The paper describes the stellar system VFTS 243, a massive binary system featuring an O-class star (the most massive and brightest type) and a stellar-mass black hole companion, about 10 times the mass of our Sun. The pair orbit each other every 10.4 days and are located in the Large Magellanic Cloud (LMC), a (relatively nearby - astrophysically speaking) satellite galaxy of the Milky Way about 160,000 light-years from Earth. The LMC is a familiar sight to many southern hemisphere sky watchers where it, and the Small Magellanic Cloud, can often be seen with the naked eye from dark enough skies.

In this new paper, researchers simulated various scenarios to explain the mass and configuration of VFTS 243, aiming to determine which formation channel the system has followed. Their findings suggest that this black hole likely formed through the complete collapse channel, with no supernova explosion—essentially, the star was consumed by its own black hole. 

Challenging Supernovae Status Quo

Stellar evolution models. Credit: NASA JPL.

Existing models indicate that stars about the mass of our Sun (an average star), which live for roughly 10 billion years, end their lives by shedding their outer layers, leaving behind a white dwarf core that cools over time. Stars with masses between 8 and 25 times that of the Sun end in supernova explosions. These explosions leave behind neutron stars, pulsars, and magnetars. The rare, very massive stars—over 25 times the solar mass—burn through their fuel in 10 to 100 million years and explode in dramatic supernovae, with their cores collapsing into black holes.

In the complete collapse formation channel, the progenitor star's core accumulates matter until it collapses directly into a black hole without ejecting material into space. The new paper on VFTS 243 may now be providing supporting evidence for this scenario.

This has implications for our understanding of supernovae. If the most massive stars vanish without a supernova explosion, we won’t observe these events. Additionally, the lack of material ejection means fewer new elements are dispersed into the interstellar medium, potentially affecting the formation of new generations of stars and planets - which would need to be accounted for.

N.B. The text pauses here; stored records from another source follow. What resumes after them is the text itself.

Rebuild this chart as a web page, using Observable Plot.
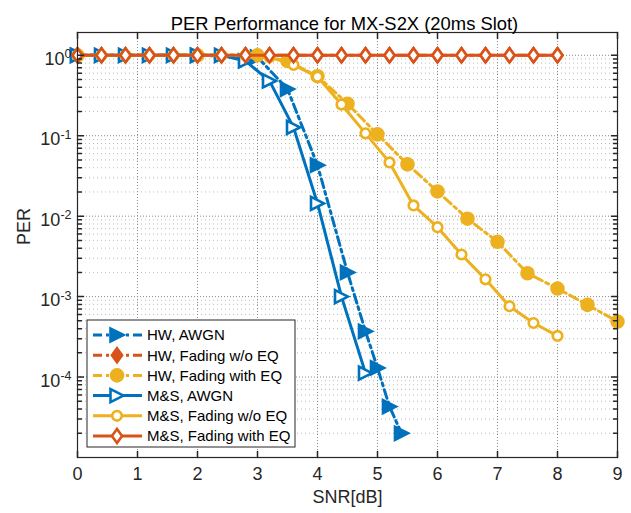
<!DOCTYPE html>
<html><head><meta charset="utf-8">
<script src="https://cdn.jsdelivr.net/npm/d3@7"></script>
<script src="https://cdn.jsdelivr.net/npm/@observablehq/plot@0.6"></script>
<style>body{margin:0;background:#fff}</style>
</head><body><div id="chart"></div>
<script>
// ---- data ----
const titleText = "PER Performance for MX-S2X (20ms Slot)";
const xLabel = "SNR[dB]";
const yLabel = "PER";

const hwAwgnSnr = [0, 2, 3, 3.5, 4.0, 4.5, 4.8, 5.0, 5.2, 5.4];
const hwAwgnPer = [1, 1, 0.95, 0.38, 0.043, 0.002, 3.7e-4, 1.3e-4, 4.3e-5, 2.0e-5];

const hwNoEqSnr = [0,0.4,0.8,1.2,1.6,2.0,2.4,2.8,3.2,3.6,4.0,4.4,4.8,5.2,5.6,6.0,6.4,6.8,7.2,7.6,8.0];
const hwNoEqPer = [1,1,1,1,1,1,1,1,1,1,1,1,1,1,1,1,1,1,1,1,1];

const hwEqSnr = [0, 2, 3, 3.5, 4.0, 4.5, 5.0, 5.5, 6.0, 6.5, 7.0, 7.5, 8.0, 8.5, 9.0];
const hwEqPer = [1, 1, 1, 0.85, 0.55, 0.25, 0.104, 0.044, 0.0203, 0.0093, 0.0048, 0.00195, 0.00126, 7.9e-4, 4.9e-4];

const msAwgnSnr = [0,0.4,0.8,1.2,1.6,2.0,2.4,2.8,3.2,3.6,4.0,4.4,4.8];
const msAwgnPer = [1,1,1,1,1,1,1,0.85,0.48,0.127,0.0144,1.0e-3,1.12e-4];

const msNoEqSnr = [0,0.4,0.8,1.2,1.6,2.0,2.4,2.8,3.2,3.6,4.0,4.4,4.8,5.2,5.6,6.0,6.4,6.8,7.2,7.6,8.0];
const msNoEqPer = [1,1,1,1,1,1,1,1,0.95,0.76,0.54,0.244,0.107,0.0466,0.0136,0.0073,0.00334,0.00164,7.6e-4,4.7e-4,3.25e-4];

const msEqSnr = [0,0.4,0.8,1.2,1.6,2.0,2.4,2.8,3.2,3.6,4.0,4.4,4.8,5.2,5.6,6.0,6.4,6.8,7.2,7.6,8.0];
const msEqPer = [1,1,1,1,1,1,1,1,1,1,1,1,1,1,1,1,1,1,1,1,1];

const seriesNames = ["HW, AWGN","HW, Fading w/o EQ","HW, Fading with EQ","M&S, AWGN","M&S, Fading w/o EQ","M&S, Fading with EQ"];

const xTicks = [0,1,2,3,4,5,6,7,8,9];
const xGrid = [1,2,3,4,5,6,7,8];
const yTicks = [1e-4,1e-3,1e-2,1e-1,1];
const yGrid = [1e-4,1e-3,1e-2,1e-1,1];
const yDecades = [1e-5,1e-4,1e-3,1e-2,1e-1,1];
const yMinorMult = [2,3,4,5,6,7,8,9];

// ---- styles ----
const BLUE="#0072BD", ORANGE="#D95319", YELLOW="#EDB120", AX="#262626";
const DASHDOT="9,4,3,4";
const FONT = "'Liberation Sans', Arial, sans-serif";
const triRight = {draw(ctx,size){const r=Math.sqrt(size/Math.PI); ctx.moveTo(r,0); ctx.lineTo(-r,-r); ctx.lineTo(-r,r); ctx.closePath();}};
const diamond = {draw(ctx,size){const r=Math.sqrt(size/Math.PI); ctx.moveTo(0,-r); ctx.lineTo(0.72*r,0); ctx.lineTo(0,r); ctx.lineTo(-0.72*r,0); ctx.closePath();}};
const circle = {draw(ctx,size){const r=Math.sqrt(size/Math.PI); ctx.moveTo(r,0); ctx.arc(0,0,r,0,2*Math.PI);}};
const tickShape = {draw(ctx,l){ctx.moveTo(0,0); ctx.lineTo(0,-l);}};

const series = [
  {name: seriesNames[0], snr: hwAwgnSnr, per: hwAwgnPer, color: BLUE, dash: DASHDOT, sym: triRight, r: 6.5, filled: true},
  {name: seriesNames[1], snr: hwNoEqSnr, per: hwNoEqPer, color: ORANGE, dash: DASHDOT, sym: diamond, r: 7, filled: true},
  {name: seriesNames[2], snr: hwEqSnr, per: hwEqPer, color: YELLOW, dash: DASHDOT, sym: circle, r: 6, filled: true},
  {name: seriesNames[3], snr: msAwgnSnr, per: msAwgnPer, color: BLUE, dash: null, sym: triRight, r: 6.5, filled: false},
  {name: seriesNames[4], snr: msNoEqSnr, per: msNoEqPer, color: YELLOW, dash: null, sym: circle, r: 4.8, filled: false},
  {name: seriesNames[5], snr: msEqSnr, per: msEqPer, color: ORANGE, dash: null, sym: diamond, r: 7, filled: false}
];
const rowsOf = s => s.snr.map((x,i)=>({snr:x, per:s.per[i]}));

const yMinor = yDecades.flatMap(d => yMinorMult.map(m => m*d)).filter(v => v < 1.92);

const seriesMarks = series.flatMap(s => [
  Plot.line(rowsOf(s), {x:"snr", y:"per", stroke:s.color, strokeWidth:3, strokeDasharray:s.dash ?? undefined, strokeLinejoin:"round"}),
  Plot.dot(rowsOf(s), {x:"snr", y:"per", symbol:s.sym, r:s.r, stroke:s.color, strokeWidth:2.6, fill: s.filled ? s.color : "white"})
]);

const svg = Plot.plot({
  width: 631, height: 513,
  marginLeft: 77, marginRight: 14, marginTop: 32, marginBottom: 56,
  style: {fontFamily: FONT, fontSize: "18px", color: AX, background: "white"},
  x: {domain: [0, 9], axis: null},
  y: {type: "log", domain: [1e-5, 1.92], axis: null},
  marks: [
    Plot.ruleY(yMinor, {y: d=>d, stroke:"#bdbdbd", strokeWidth:1, strokeDasharray:"1,3"}),
    Plot.ruleY(yGrid, {y: d=>d, stroke:"#8a8a8a", strokeWidth:1, strokeDasharray:"1,2"}),
    Plot.ruleX(xGrid, {x: d=>d, stroke:"#8a8a8a", strokeWidth:1, strokeDasharray:"1,2"}),
    ...seriesMarks,
    Plot.frame({stroke: AX, strokeWidth: 1.2}),
    Plot.vector(xTicks, {x: d=>d, frameAnchor:"bottom", length:6, anchor:"start", rotate:0, shape: tickShape, stroke: AX}),
    Plot.vector(xTicks, {x: d=>d, frameAnchor:"top", length:6, anchor:"start", rotate:180, shape: tickShape, stroke: AX}),
    Plot.vector(yTicks, {y: d=>d, frameAnchor:"left", length:6, anchor:"start", rotate:90, shape: tickShape, stroke: AX}),
    Plot.vector(yTicks, {y: d=>d, frameAnchor:"right", length:6, anchor:"start", rotate:-90, shape: tickShape, stroke: AX}),
    Plot.vector(yMinor, {y: d=>d, frameAnchor:"left", length:4, anchor:"start", rotate:90, shape: tickShape, stroke: AX}),
    Plot.vector(yMinor, {y: d=>d, frameAnchor:"right", length:4, anchor:"start", rotate:-90, shape: tickShape, stroke: AX}),
    Plot.text(xTicks, {x: d=>d, text: d => String(d), frameAnchor:"bottom", dy: 22, fontSize: 18, fill: AX}),
    Plot.text(yTicks, {y: d=>d, text: d => String(Math.round(Math.log10(d))), frameAnchor:"left", dx: -6, dy: 4, textAnchor:"end", fontSize: 18, fill: AX}),
    Plot.text([xLabel], {frameAnchor:"bottom", dy: 45, fontSize: 18, fill: AX}),
    Plot.text([yLabel], {frameAnchor:"left", dx: -53, rotate: -90, fontSize: 18, fill: AX}),
    Plot.text([titleText], {frameAnchor:"top", dy: -16, dx: -3, fontSize: 18.4, fill: "#000"})
  ]
});

// superscript exponents on the y tick labels (the only end-anchored text mark)
d3.select(svg).selectAll('g[text-anchor="end"] text').each(function(){
  const t = d3.select(this);
  const e = t.text();
  t.text("10");
  t.append("tspan").attr("dy", "-0.55em").attr("font-size", "12.5px").text(e);
});

// legend
const lg = d3.select(svg).append("g").attr("text-anchor", "start").attr("font-family", FONT);
const lx = 87, ly = 320, lw = 208, lh = 127;
lg.append("rect").attr("x", lx).attr("y", ly).attr("width", lw).attr("height", lh)
  .attr("fill", "white").attr("stroke", AX).attr("stroke-width", 1);
series.forEach((s, i) => {
  const cy = ly + 15 + i * 20.2;
  lg.append("line").attr("x1", lx + 6).attr("x2", lx + 55).attr("y1", cy).attr("y2", cy)
    .attr("stroke", s.color).attr("stroke-width", 3).attr("stroke-dasharray", s.dash);
  lg.append("path").attr("transform", `translate(${lx + 30},${cy})`)
    .attr("d", d3.symbol().type(s.sym).size(Math.PI * s.r * s.r)())
    .attr("stroke", s.color).attr("stroke-width", 2.6).attr("fill", s.filled ? s.color : "white");
  lg.append("text").attr("x", lx + 60).attr("y", cy).attr("dy", "0.36em")
    .attr("text-anchor", "start").attr("font-size", 15).attr("fill", "#000").text(s.name);
});

document.getElementById("chart").appendChild(svg);
</script>
</body></html>
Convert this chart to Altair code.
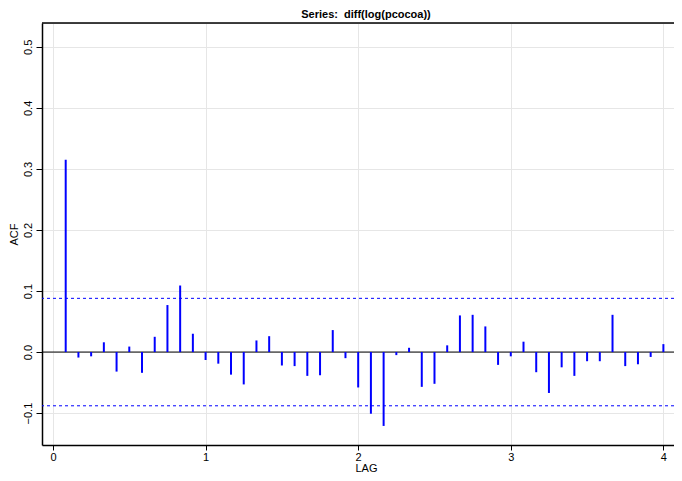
import altair as alt
import pandas as pd

lags_k = list(range(1, 49))
acf = [0.315, -0.009, -0.007, 0.016, -0.032, 0.009, -0.034, 0.025, 0.077, 0.109,
       0.030, -0.013, -0.019, -0.037, -0.053, 0.019, 0.026, -0.022, -0.023, -0.039,
       -0.038, 0.036, -0.010, -0.058, -0.101, -0.121, -0.005, 0.007, -0.057, -0.052,
       0.011, 0.060, 0.061, 0.042, -0.021, -0.007, 0.017, -0.033, -0.067, -0.025,
       -0.039, -0.015, -0.015, 0.061, -0.023, -0.020, -0.008, 0.013]
conf = 0.088
x_ticks = [0, 1, 2, 3, 4]
y_ticks = [-0.1, 0.0, 0.1, 0.2, 0.3, 0.4, 0.5]

df = pd.DataFrame({"lag": [k / 12 for k in lags_k], "acf": acf, "zero": 0.0})
conf_df = pd.DataFrame({"y": [conf, -conf]})
zero_df = pd.DataFrame({"y": [0.0]})

W, H = 632, 422
xdom = [-0.072, -0.072 + W / 152.6]
ydom = [0.539 - H / 610.5, 0.539]
FONT = "Liberation Sans"

xscale = alt.Scale(domain=xdom, nice=False, zero=False)
yscale = alt.Scale(domain=ydom, nice=False, zero=False)

xaxis = alt.Axis(values=x_ticks, title="LAG", grid=True, gridColor="#e6e6e6",
                 domainColor="black", domainWidth=1.5, tickColor="black", tickSize=5,
                 labelFontSize=11, titleFontSize=11, labelFont=FONT, titleFont=FONT,
                 labelColor="black", titleColor="black", titleFontWeight="normal",
                 labelPadding=1, format="d", titleX=324, titleY=26,
                 titleBaseline="alphabetic")
yaxis = alt.Axis(values=y_ticks, title="ACF", grid=True, gridColor="#e6e6e6",
                 domainColor="black", domainWidth=1.5, tickColor="black", tickSize=6,
                 labelFontSize=11, titleFontSize=11, labelFont=FONT, titleFont=FONT,
                 labelColor="black", titleColor="black", titleFontWeight="normal",
                 labelAngle=270, labelAlign="center", labelBaseline="bottom",
                 labelPadding=3, titlePadding=3, format=".1f")

bars = alt.Chart(df).mark_rule(color="#0000ff", strokeWidth=2).encode(
    x=alt.X("lag:Q", scale=xscale, axis=xaxis),
    y=alt.Y("zero:Q", scale=yscale, axis=yaxis),
    y2="acf:Q",
)

zero_line = alt.Chart(zero_df).mark_rule(color="black", strokeWidth=1).encode(
    y=alt.Y("y:Q", scale=yscale)
)

conf_lines = alt.Chart(conf_df).mark_rule(color="#0000ff", strokeWidth=1,
                                          strokeDash=[3, 3]).encode(
    y=alt.Y("y:Q", scale=yscale)
)

top_border = alt.Chart(zero_df).mark_rule(color="black", strokeWidth=1.5).encode(
    x=alt.value(0), x2=alt.value(W), y=alt.value(0)
)

chart = alt.layer(zero_line, conf_lines, bars, top_border).properties(
    width=W, height=H,
    title=alt.Title("Series:\u00a0 diff(log(pcocoa))", fontSize=11, font=FONT,
                    fontWeight="bold", color="black", anchor="middle",
                    offset=2, dx=8),
    autosize=alt.AutoSizeParams(type="none"),
    padding={"left": 34, "top": 15, "right": 0, "bottom": 28},
).configure_view(stroke=None).configure(background="white")

chart.save("out.html", embed_options={"renderer": "svg", "actions": False})
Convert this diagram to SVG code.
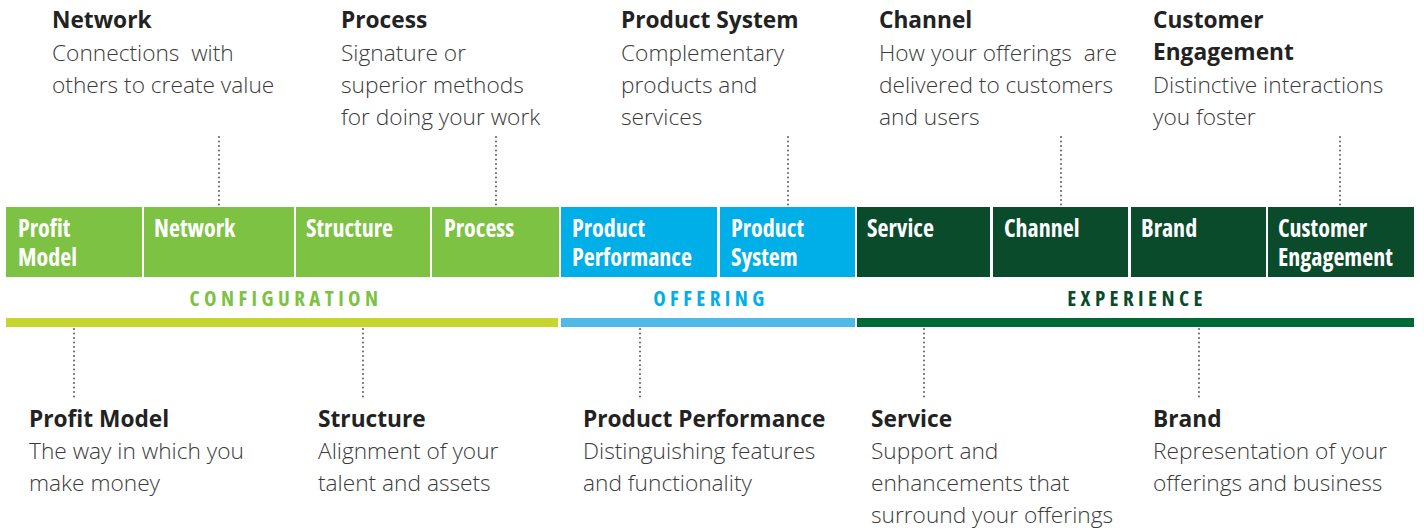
<svg xmlns="http://www.w3.org/2000/svg" width="1424" height="530" viewBox="0 0 1424 530">
  <defs>
    <style>
      .title { font-family: "Open Sans", "Liberation Sans", sans-serif; font-weight: 700; font-size: 22.7px; fill: #222222; }
      .body { font-family: "Open Sans", "Liberation Sans", sans-serif; font-weight: 300; font-size: 22.7px; fill: #3a3a3a; white-space: pre; }
      .box-label { font-family: "Open Sans", "DejaVu Sans Condensed", sans-serif; font-stretch: 75%; font-weight: 700; font-size: 24px; fill: #ffffff; }
      .cat { font-family: "Open Sans", "DejaVu Sans Condensed", sans-serif; font-stretch: 75%; font-weight: 700; font-size: 21px; letter-spacing: 4.4px; text-anchor: middle; }
      .dots { stroke: #6b6e73; stroke-width: 2.2; stroke-linecap: round; stroke-dasharray: 0 4.5; fill: none; }
      .cfg { fill: #7dc243; }
      .off { fill: #00aee8; }
      .exp { fill: #0a4b2c; }
    </style>
  </defs>

  <!-- Category boxes -->
  <g id="box-profit-model"><rect class="cfg" x="6" y="207" width="136" height="70"/><text class="box-label" x="18" y="237">Profit<tspan x="18" dy="29">Model</tspan></text></g>
  <g id="box-network"><rect class="cfg" x="144" y="207" width="150" height="70"/><text class="box-label" x="154" y="237">Network</text></g>
  <g id="box-structure"><rect class="cfg" x="296" y="207" width="134" height="70"/><text class="box-label" x="306" y="237">Structure</text></g>
  <g id="box-process"><rect class="cfg" x="432" y="207" width="127" height="70"/><text class="box-label" x="444" y="237">Process</text></g>
  <g id="box-product-performance"><rect class="off" x="561" y="207" width="156" height="70"/><text class="box-label" x="572" y="237">Product<tspan x="572" dy="29">Performance</tspan></text></g>
  <g id="box-product-system"><rect class="off" x="720" y="207" width="135" height="70"/><text class="box-label" x="731" y="237">Product<tspan x="731" dy="29">System</tspan></text></g>
  <g id="box-service"><rect class="exp" x="857" y="207" width="133" height="70"/><text class="box-label" x="867" y="237">Service</text></g>
  <g id="box-channel"><rect class="exp" x="993" y="207" width="135" height="70"/><text class="box-label" x="1004" y="237">Channel</text></g>
  <g id="box-brand"><rect class="exp" x="1131" y="207" width="135" height="70"/><text class="box-label" x="1141" y="237">Brand</text></g>
  <g id="box-customer-engagement"><rect class="exp" x="1268" y="207" width="146" height="70"/><text class="box-label" x="1278" y="237">Customer<tspan x="1278" dy="29">Engagement</tspan></text></g>

  <!-- Group headings and underline bars -->
  <g id="group-configuration">
    <text class="cat" x="286" y="306" fill="#7dc243">CONFIGURATION</text>
    <rect x="6" y="318" width="552" height="9" fill="#c6d62e"/>
  </g>
  <g id="group-offering">
    <text class="cat" x="711" y="306" fill="#00aee8">OFFERING</text>
    <rect x="561" y="318" width="294" height="9" fill="#4fb9e8"/>
  </g>
  <g id="group-experience">
    <text class="cat" x="1137" y="306" fill="#0a4b2c">EXPERIENCE</text>
    <rect x="857" y="318" width="557" height="9" fill="#006937"/>
  </g>

  <!-- Dotted leader lines -->
  <g id="connectors">
    <line class="dots" x1="219" y1="137" x2="219" y2="205"/>
    <line class="dots" x1="496" y1="137" x2="496" y2="205"/>
    <line class="dots" x1="788" y1="137" x2="788" y2="205"/>
    <line class="dots" x1="1061" y1="137" x2="1061" y2="205"/>
    <line class="dots" x1="1340" y1="137" x2="1340" y2="205"/>
    <line class="dots" x1="74" y1="329" x2="74" y2="398"/>
    <line class="dots" x1="363" y1="329" x2="363" y2="398"/>
    <line class="dots" x1="640" y1="329" x2="640" y2="398"/>
    <line class="dots" x1="924" y1="329" x2="924" y2="398"/>
    <line class="dots" x1="1199" y1="329" x2="1199" y2="398"/>
  </g>

  <!-- Descriptions above the bar -->
  <g id="note-network">
    <text class="title" x="52" y="28">Network</text>
    <text class="body" x="52" y="61">Connections  with</text>
    <text class="body" x="52" y="93">others to create value</text>
  </g>
  <g id="note-process">
    <text class="title" x="341" y="28">Process</text>
    <text class="body" x="341" y="61">Signature or</text>
    <text class="body" x="341" y="93">superior methods</text>
    <text class="body" x="341" y="125">for doing your work</text>
  </g>
  <g id="note-product-system">
    <text class="title" x="621" y="28">Product System</text>
    <text class="body" x="621" y="61">Complementary</text>
    <text class="body" x="621" y="93">products and</text>
    <text class="body" x="621" y="125">services</text>
  </g>
  <g id="note-channel">
    <text class="title" x="879" y="28">Channel</text>
    <text class="body" x="879" y="61">How your offerings  are</text>
    <text class="body" x="879" y="93">delivered to customers</text>
    <text class="body" x="879" y="125">and users</text>
  </g>
  <g id="note-customer-engagement">
    <text class="title" x="1153" y="28">Customer</text>
    <text class="title" x="1153" y="60">Engagement</text>
    <text class="body" x="1153" y="93">Distinctive interactions</text>
    <text class="body" x="1153" y="125">you foster</text>
  </g>

  <!-- Descriptions below the bar -->
  <g id="note-profit-model">
    <text class="title" x="29" y="427">Profit Model</text>
    <text class="body" x="29" y="459">The way in which you</text>
    <text class="body" x="29" y="491">make money</text>
  </g>
  <g id="note-structure">
    <text class="title" x="318" y="427">Structure</text>
    <text class="body" x="318" y="459">Alignment of your</text>
    <text class="body" x="318" y="491">talent and assets</text>
  </g>
  <g id="note-product-performance">
    <text class="title" x="583" y="427">Product Performance</text>
    <text class="body" x="583" y="459">Distinguishing features</text>
    <text class="body" x="583" y="491">and functionality</text>
  </g>
  <g id="note-service">
    <text class="title" x="871" y="427">Service</text>
    <text class="body" x="871" y="459">Support and</text>
    <text class="body" x="871" y="491">enhancements that</text>
    <text class="body" x="871" y="523">surround your offerings</text>
  </g>
  <g id="note-brand">
    <text class="title" x="1153" y="427">Brand</text>
    <text class="body" x="1153" y="459">Representation of your</text>
    <text class="body" x="1153" y="491">offerings and business</text>
  </g>
</svg>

To reach their conclusions, the researchers examined two factors: how mass ejection from supernovae changes binary star orbits and how "kicks" to compact remnants affect these configurations.

When stars explode and shed their outer layers, the mass distribution in the system changes rapidly, potentially disrupting the binary configuration. The sudden loss of material can alter the orbits, increase eccentricity, shift inclination angles, or even separate the binary companions entirely.

Additionally, supernova explosions are often asymmetrical, giving the resulting neutron star or black hole a "natal kick." This kick can change the system's configuration, as seen in numerous studies of the varied velocities of neutron stars and pulsars, which range from tens to over 1000 km/s, with an average of around 250 km/s. These kicks can widen orbits, increase eccentricity, or disrupt the system.

Therefore, a system with a massive star and a high-mass black hole that has low orbital eccentricity (nearly circular) and a low natal kick velocity could suggest a complete collapse scenario. In other words, with no supernova event occurring, there's minimal mass ejection or natal kick to disrupt the system.

In this new paper, researchers' models showed that the mass ejection from the black hole formation in VFTS 243 was just 0.3 solar masses, and the velocity kick was a mere 4 km/s. These small values suggest that mass loss was primarily due to neutrino emission exclusively. Neutrinos are weakly interacting particles that carry away most of the gravitational energy during core collapse event, as well as being responsible for the initial cooling phase of neutron stars post supernova.

With these findings, astronomers hope to discover more systems like VFTS 243, shedding light on this poorly understood black hole formation channel and enhancing our understanding of how massive stars live, die, and disperse elements in our Universe.